A few relatives and friends have contributed a little, he said, but they don’t have the means to do more. The rest of the money has come from strangers.

“They’re not rich, either,” Diane Wallace said. “Yet they’re helping us out.”

Find the Wallaces’ project online at indi egogo.com/projects/302219.

Some less-permanent Campground 3 residents live in tents or vans. These are the types of residents Lawrence Community Shelter employees hear about.

In the past week, as the cold set in, the downtown homeless shelter has filled up at night and turned people away, shelter director Loring Henderson said. But that’s not why most of the Campground 3 residents seek out spots at Clinton Park.

“People choose it because it’s a little more freedom than coming to a shelter where there are rules,” Henderson said. “That’s the difference, I think, that drives them. They want their independence as much as possible.”

Shelter case manager Brian Blevins said he’s suggested that some families move to the lake. In other cases, he’s “rescued” people, such as a woman and four children, living in tents, who were stranded with no way to get to town for food when the man of the family took off.

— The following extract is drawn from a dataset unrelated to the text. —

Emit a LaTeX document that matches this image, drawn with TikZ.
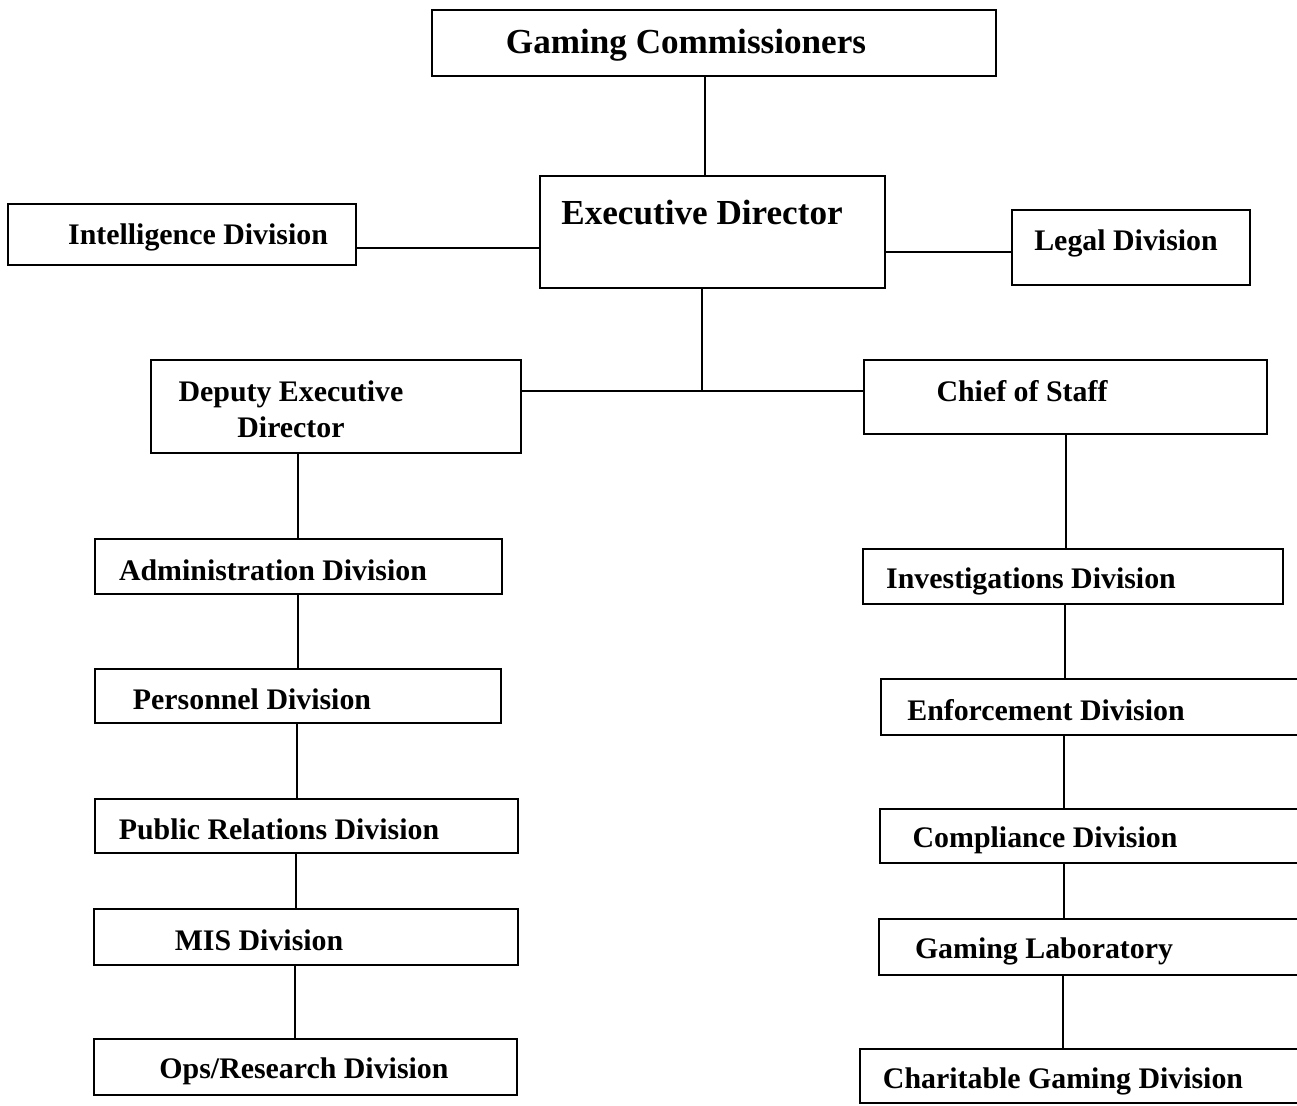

Lake living allows some families to save up money to move into an apartment, Blevins said. “I’ve seen a lot of really smart moves, and I’ve seen a lot of people just rationalize, ‘This is all I can do,'” he said. “You’ve got both ends of the spectrum.”

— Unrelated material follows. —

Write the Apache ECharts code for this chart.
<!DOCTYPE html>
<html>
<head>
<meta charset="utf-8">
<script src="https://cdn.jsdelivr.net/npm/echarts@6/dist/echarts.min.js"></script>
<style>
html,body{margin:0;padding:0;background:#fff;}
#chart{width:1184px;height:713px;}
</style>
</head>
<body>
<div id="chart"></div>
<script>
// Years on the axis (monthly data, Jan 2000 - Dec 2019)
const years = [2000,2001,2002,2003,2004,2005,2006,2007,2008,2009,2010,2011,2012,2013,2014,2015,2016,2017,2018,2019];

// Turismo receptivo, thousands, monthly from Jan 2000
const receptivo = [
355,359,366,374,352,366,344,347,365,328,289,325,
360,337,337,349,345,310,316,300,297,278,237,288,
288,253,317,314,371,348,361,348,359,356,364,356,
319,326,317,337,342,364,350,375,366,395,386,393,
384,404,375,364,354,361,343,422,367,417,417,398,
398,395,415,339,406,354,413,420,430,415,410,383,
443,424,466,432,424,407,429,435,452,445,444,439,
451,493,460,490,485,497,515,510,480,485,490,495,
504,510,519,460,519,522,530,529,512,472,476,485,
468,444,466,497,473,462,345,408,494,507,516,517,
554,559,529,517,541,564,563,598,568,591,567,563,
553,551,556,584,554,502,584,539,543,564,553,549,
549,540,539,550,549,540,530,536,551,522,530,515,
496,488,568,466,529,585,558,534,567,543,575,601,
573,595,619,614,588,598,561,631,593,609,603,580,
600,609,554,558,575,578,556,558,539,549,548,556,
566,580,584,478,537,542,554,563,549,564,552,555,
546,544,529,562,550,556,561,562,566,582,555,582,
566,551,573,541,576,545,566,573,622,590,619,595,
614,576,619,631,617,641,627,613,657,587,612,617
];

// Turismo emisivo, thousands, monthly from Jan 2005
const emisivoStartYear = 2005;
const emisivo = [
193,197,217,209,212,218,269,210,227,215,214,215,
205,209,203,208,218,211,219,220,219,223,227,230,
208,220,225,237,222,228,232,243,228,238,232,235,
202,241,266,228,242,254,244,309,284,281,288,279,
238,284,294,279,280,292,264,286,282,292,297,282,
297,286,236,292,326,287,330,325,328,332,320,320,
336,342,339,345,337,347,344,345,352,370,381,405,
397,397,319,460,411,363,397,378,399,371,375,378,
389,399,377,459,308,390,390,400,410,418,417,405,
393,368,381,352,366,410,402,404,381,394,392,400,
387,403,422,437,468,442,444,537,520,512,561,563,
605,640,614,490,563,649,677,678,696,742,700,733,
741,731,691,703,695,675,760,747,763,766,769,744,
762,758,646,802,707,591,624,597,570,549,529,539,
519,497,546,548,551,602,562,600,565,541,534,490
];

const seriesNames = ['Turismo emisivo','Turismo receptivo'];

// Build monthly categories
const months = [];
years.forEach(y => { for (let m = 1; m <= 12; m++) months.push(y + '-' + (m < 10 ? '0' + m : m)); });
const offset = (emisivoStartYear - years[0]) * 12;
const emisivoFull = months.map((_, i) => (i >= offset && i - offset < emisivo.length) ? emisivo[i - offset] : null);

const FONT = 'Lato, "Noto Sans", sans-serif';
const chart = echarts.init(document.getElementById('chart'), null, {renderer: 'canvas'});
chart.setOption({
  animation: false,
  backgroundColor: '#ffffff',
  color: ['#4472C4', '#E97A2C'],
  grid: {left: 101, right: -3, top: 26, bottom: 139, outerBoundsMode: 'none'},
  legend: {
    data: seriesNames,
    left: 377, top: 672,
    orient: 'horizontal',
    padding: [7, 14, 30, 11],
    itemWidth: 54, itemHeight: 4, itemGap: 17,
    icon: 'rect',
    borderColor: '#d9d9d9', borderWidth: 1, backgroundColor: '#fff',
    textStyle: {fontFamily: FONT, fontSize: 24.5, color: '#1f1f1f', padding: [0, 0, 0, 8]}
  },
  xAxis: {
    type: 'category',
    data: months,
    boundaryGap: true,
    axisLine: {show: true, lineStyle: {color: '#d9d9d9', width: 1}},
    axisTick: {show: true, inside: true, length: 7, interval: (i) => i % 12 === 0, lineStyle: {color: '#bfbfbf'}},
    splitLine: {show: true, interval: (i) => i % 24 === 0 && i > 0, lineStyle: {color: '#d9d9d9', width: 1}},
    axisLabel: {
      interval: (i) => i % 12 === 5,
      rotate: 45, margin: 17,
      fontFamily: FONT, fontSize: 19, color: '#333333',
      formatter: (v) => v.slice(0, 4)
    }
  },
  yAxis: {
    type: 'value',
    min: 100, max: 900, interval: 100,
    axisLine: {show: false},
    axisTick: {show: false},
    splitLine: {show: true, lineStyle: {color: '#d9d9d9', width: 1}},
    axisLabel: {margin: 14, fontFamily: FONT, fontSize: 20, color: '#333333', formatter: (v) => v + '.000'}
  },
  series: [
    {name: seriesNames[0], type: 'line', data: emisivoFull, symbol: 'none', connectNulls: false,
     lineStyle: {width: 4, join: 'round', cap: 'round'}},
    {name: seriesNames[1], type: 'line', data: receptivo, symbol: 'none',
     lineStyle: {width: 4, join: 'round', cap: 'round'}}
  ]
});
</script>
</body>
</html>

Blevins said there are similar neighborhoods at other state lakes. Especially in this economy, he said, the unconventional housing choice doesn’t surprise him.

If authorities ever hear of children in danger — such as the couple Blevins recalled leaving the shelter to camp at the lake in sub-freezing temperatures with a newborn — they can contact the Kansas Department for Children and Families to intervene.

But adults, Blevins said, prepared for the elements or not, mentally ill or not, can make their home wherever the law allows, and for residents who pay their campsite fees that includes Clinton State Park.

“Adults … have the freedom to go out there and freeze to death, and that bites,” Blevins said. “It’s very frustrating for us.”